Investment profits are automatically reinvested, and when users exchange their assets, the tokens are burned, and users receive more USDC in return. Among these, OUSG is the most widely used. When users invest in the US Treasury, they receive OUSG tokens, which can also be used as collateral in Flux Finance for borrowing stablecoins like USDC, DAI, and USDT.
The tokenized bond market has grown to $600 million, with Ondo Finance’s OUSG token holding a significant portion valued at $140 million since its launch in January. As of July 2023, Ondo’s OUSG token is one of the largest tokenized bond products, managing assets worth $134 million on the Ethereum blockchain.
BondbloX is a bond trading platform established and operated by Bondevalue, a recognized market operator (RMO) approved by the Monetary Authority of Singapore. Users need to complete KYC before trading on BondbloX.
BondbloX divides bonds to provide trading of smaller denomination bonds. Users can purchase bonds with a minimum amount of $1,000, even though the initial denomination could be $200,000, reducing the trading threshold for bonds. Blockchain-based trading on BondbloX allows real-time settlement, with a fixed transaction fee and platform access fee. BondbloX’s bond trading platform provides access to 57 different RWA corporate bonds.

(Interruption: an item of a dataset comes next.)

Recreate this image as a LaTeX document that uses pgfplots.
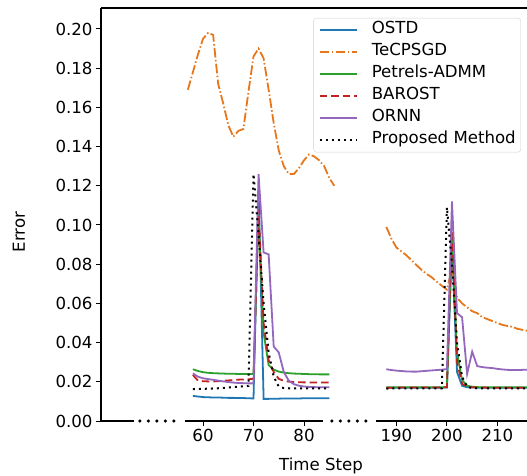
\documentclass[border=0pt]{standalone}
\usepackage{fontspec}
\setmainfont{DejaVu Sans}
\usepackage{pgfplots}
\usepackage{pgfplotstable}
\pgfplotsset{compat=1.18}

\definecolor{cblue}{HTML}{1F77B4}
\definecolor{corange}{HTML}{E8761A}
\definecolor{cgreen}{HTML}{2CA02C}
\definecolor{cred}{HTML}{C0221F}
\definecolor{cpurple}{HTML}{9467BD}

% left segment (time steps as read)
\pgfplotstableread{
x ostd tec pet bar ornn prop
57 nan 0.169 nan nan nan nan
58 0.0128 0.178 0.0264 0.0235 0.0243 0.0162
59 0.0125 0.187 0.0255 0.0206 0.0226 0.0163
60 0.0122 0.195 0.0249 0.0203 0.0218 0.0164
61 0.0121 0.198 0.0246 0.0202 0.0214 0.0165
62 0.0120 0.197 0.0244 0.0202 0.0210 0.0166
63 0.0120 0.172 0.0243 0.0203 0.0206 0.0167
64 0.0119 0.162 0.0242 0.0205 0.0202 0.0169
65 0.0118 0.151 0.0241 0.0207 0.0199 0.0171
66 0.0118 0.145 0.0241 0.0209 0.0196 0.0173
67 0.0117 0.148 0.0240 0.0211 0.0194 0.0175
68 0.0117 0.149 0.0240 0.0212 0.0193 0.0177
69 0.0116 0.168 0.0240 0.0213 0.0192 0.0179
70 0.0115 0.186 0.0240 0.0215 0.0192 0.1260
71 0.1180 0.190 0.1050 0.1080 0.1260 0.0950
72 0.0113 0.185 0.0450 0.0500 0.0860 0.0600
73 0.0113 0.169 0.0285 0.0310 0.0850 0.0350
74 0.0114 0.152 0.0262 0.0250 0.0380 0.0226
75 0.0114 0.138 0.0252 0.0215 0.0350 0.0176
76 0.0115 0.130 0.0247 0.0205 0.0250 0.0168
77 0.0115 0.126 0.0244 0.0201 0.0205 0.0167
78 0.0115 0.126 0.0242 0.0199 0.0188 0.0167
79 0.0115 0.129 0.0241 0.0198 0.0180 0.0167
80 0.0116 0.133 0.0240 0.0197 0.0176 0.0167
81 0.0116 0.136 0.0239 0.0197 0.0174 0.0167
82 0.0116 0.135 0.0239 0.0196 0.0173 0.0167
83 0.0116 0.133 0.0238 0.0196 0.0172 0.0167
84 0.0116 0.130 0.0238 0.0196 0.0172 0.0167
85 0.0116 0.124 0.0238 0.0196 0.0172 0.0167
86 nan 0.120 nan nan nan nan
}\leftdata

% right segment (real time steps; drawn shifted by 91.7 for the axis break)
\pgfplotstableread{
x ostd tec pet bar ornn prop
188 0.0170 0.0990 0.0172 0.0170 0.0264 0.0165
189 0.0170 0.0930 0.0172 0.0170 0.0260 0.0166
190 0.0170 0.0885 0.0172 0.0170 0.0257 0.0166
191 0.0170 0.0865 0.0172 0.0171 0.0255 0.0166
192 0.0170 0.0845 0.0172 0.0171 0.0253 0.0166
193 0.0170 0.0820 0.0172 0.0171 0.0252 0.0166
194 0.0170 0.0795 0.0172 0.0171 0.0252 0.0166
195 0.0170 0.0770 0.0172 0.0171 0.0254 0.0166
196 0.0170 0.0750 0.0172 0.0171 0.0256 0.0166
197 0.0170 0.0733 0.0172 0.0171 0.0258 0.0166
198 0.0170 0.0710 0.0172 0.0171 0.0260 0.0166
199 0.0170 0.0690 0.0172 0.0172 0.0262 0.0167
200 0.0171 0.0670 0.0173 0.0172 0.0265 0.1090
201 0.0900 0.0780 0.0950 0.1000 0.1120 0.0800
202 0.0250 0.0630 0.0350 0.0300 0.0550 0.0400
203 0.0180 0.0600 0.0210 0.0190 0.0530 0.0226
204 0.0172 0.0580 0.0180 0.0175 0.0240 0.0175
205 0.0171 0.0560 0.0175 0.0172 0.0354 0.0168
206 0.0170 0.0550 0.0173 0.0171 0.0280 0.0167
207 0.0170 0.0530 0.0172 0.0171 0.0275 0.0166
208 0.0170 0.0520 0.0172 0.0170 0.0272 0.0166
209 0.0170 0.0510 0.0172 0.0170 0.0270 0.0166
210 0.0170 0.0500 0.0172 0.0170 0.0266 0.0166
211 0.0170 0.0490 0.0172 0.0170 0.0263 0.0166
212 0.0170 0.0485 0.0172 0.0170 0.0261 0.0166
213 0.0170 0.0480 0.0172 0.0170 0.0260 0.0166
214 0.0170 0.0470 0.0172 0.0170 0.0260 0.0166
215 0.0170 0.0465 0.0172 0.0170 0.0261 0.0166
216 0.0170 0.0460 0.0172 0.0170 0.0262 0.0166
217 0.0170 0.0455 0.0172 0.0170 0.0264 0.0166
}\rightdata

\pgfplotsset{
  sOSTD/.style={draw=cblue, line width=1.8pt, solid},
  sTEC/.style={draw=corange, line width=1.8pt, dash pattern=on 9.6pt off 2.4pt on 1.5pt off 2.4pt},
  sPET/.style={draw=cgreen, line width=1.8pt, solid},
  sBAR/.style={draw=cred, line width=1.8pt, dash pattern=on 7.5pt off 4pt},
  sORNN/.style={draw=cpurple, line width=1.8pt, solid},
  sPROP/.style={draw=black, line width=2pt, dash pattern=on 2pt off 4pt},
}

\begin{document}
\begin{tikzpicture}
\useasboundingbox (-101pt,-54pt) rectangle (426pt,421pt);
\begin{axis}[
  at={(0pt,0pt)}, anchor=south west,
  scale only axis, width=440pt, height=413pt,
  xmin=39.8, xmax=126.93, ymin=0, ymax=0.2107,
  axis lines=left, axis line style={-, line width=1.2pt},
  x axis line style={draw=none},
  clip mode=individual,
  tick align=outside, major tick length=5pt,
  every tick/.style={black, line width=1pt},
  xtick={60,70,80,98.3,108.3,118.3},
  xticklabels={60,70,80,190,200,210},
  ytick={0,0.02,0.04,0.06,0.08,0.10,0.12,0.14,0.16,0.18,0.20},
  scaled y ticks=false,
  yticklabel style={/pgf/number format/.cd, fixed, fixed zerofill, precision=2},
  /pgf/number format/assume math mode=true,
  tick label style={font=\fontsize{16.6}{20}\selectfont},
  label style={font=\fontsize{16.6}{20}\selectfont},
  xlabel={Time Step},
  x label style={at={(rel axis cs:0.5,0)}, anchor=base, yshift=-49pt},
  ylabel={Error},
  y label style={at={(rel axis cs:0,0.4576)}, anchor=base, yshift=76pt},
  legend style={at={(rel axis cs:0.9545,0.9758)}, anchor=north east,
    draw=black!18, rounded corners=3pt, fill=white,
    font=\fontsize{16.6}{20}\selectfont, inner xsep=5pt, inner ysep=1pt,
    nodes={inner xsep=0pt, inner ysep=0pt, text height=14pt, text depth=8pt},
    row sep=0pt,
    /tikz/every odd column/.append style={column sep=14pt}},
  legend cell align=left,
  legend image code/.code={\path[#1, line width=2.2pt] (0pt,0pt) -- (37pt,0pt);},
]
\addlegendimage{sOSTD}\addlegendentry{OSTD}
\addlegendimage{sTEC}\addlegendentry{TeCPSGD}
\addlegendimage{sPET}\addlegendentry{Petrels-ADMM}
\addlegendimage{sBAR}\addlegendentry{BAROST}
\addlegendimage{sORNN}\addlegendentry{ORNN}
\addlegendimage{sPROP}\addlegendentry{Proposed Method}
% OSTD
\addplot[sOSTD, forget plot] table[x=x, y=ostd] {\leftdata};
\addplot[sOSTD, forget plot] table[x expr=\thisrow{x}-91.7, y=ostd] {\rightdata};
% TeCPSGD
\addplot[sTEC, forget plot] table[x=x, y=tec] {\leftdata};
\addplot[sTEC, forget plot] table[x expr=\thisrow{x}-91.7, y=tec] {\rightdata};
% Petrels-ADMM
\addplot[sPET, forget plot] table[x=x, y=pet] {\leftdata};
\addplot[sPET, forget plot] table[x expr=\thisrow{x}-91.7, y=pet] {\rightdata};
% BAROST
\addplot[sBAR, forget plot] table[x=x, y=bar] {\leftdata};
\addplot[sBAR, forget plot] table[x expr=\thisrow{x}-91.7, y=bar] {\rightdata};
% ORNN
\addplot[sORNN, forget plot] table[x=x, y=ornn] {\leftdata};
\addplot[sORNN, forget plot] table[x expr=\thisrow{x}-91.7, y=ornn] {\rightdata};
% Proposed
\addplot[sPROP, forget plot] table[x=x, y=prop] {\leftdata};
\addplot[sPROP, forget plot] table[x expr=\thisrow{x}-91.7, y=prop] {\rightdata};
% broken x axis and top spine
\draw[line width=1.2pt] (axis cs:39.8,0) -- (axis cs:46.3,0);
\draw[line width=3.5pt, dash pattern=on 0pt off 8.5pt, line cap=round] (axis cs:47.52,0) -- (axis cs:54.5,0);
\draw[line width=1.2pt] (axis cs:56.43,0) -- (axis cs:83.76,0);
\draw[line width=3.5pt, dash pattern=on 0pt off 8.5pt, line cap=round] (axis cs:85.54,0) -- (axis cs:92.4,0);
\draw[line width=1.2pt] (axis cs:94.27,0) -- (axis cs:126.93,0);
\draw[line width=1.2pt] (rel axis cs:0,1) -- (rel axis cs:1,1);
\end{axis}
\end{tikzpicture}
\end{document}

Related: The Significant Developments of Real World Assets
Conclusion
With the continuous development of the cryptocurrency financial landscape, Real-World Assets are becoming more diverse and comprehensive. Stablecoins provide a means of stability, private lending explores efficient decentralized lending activities, and the public bond market emerges as a tool for utilizing stablecoins to generate profits. These emerging fields offer numerous possibilities for the future of cryptocurrency finance.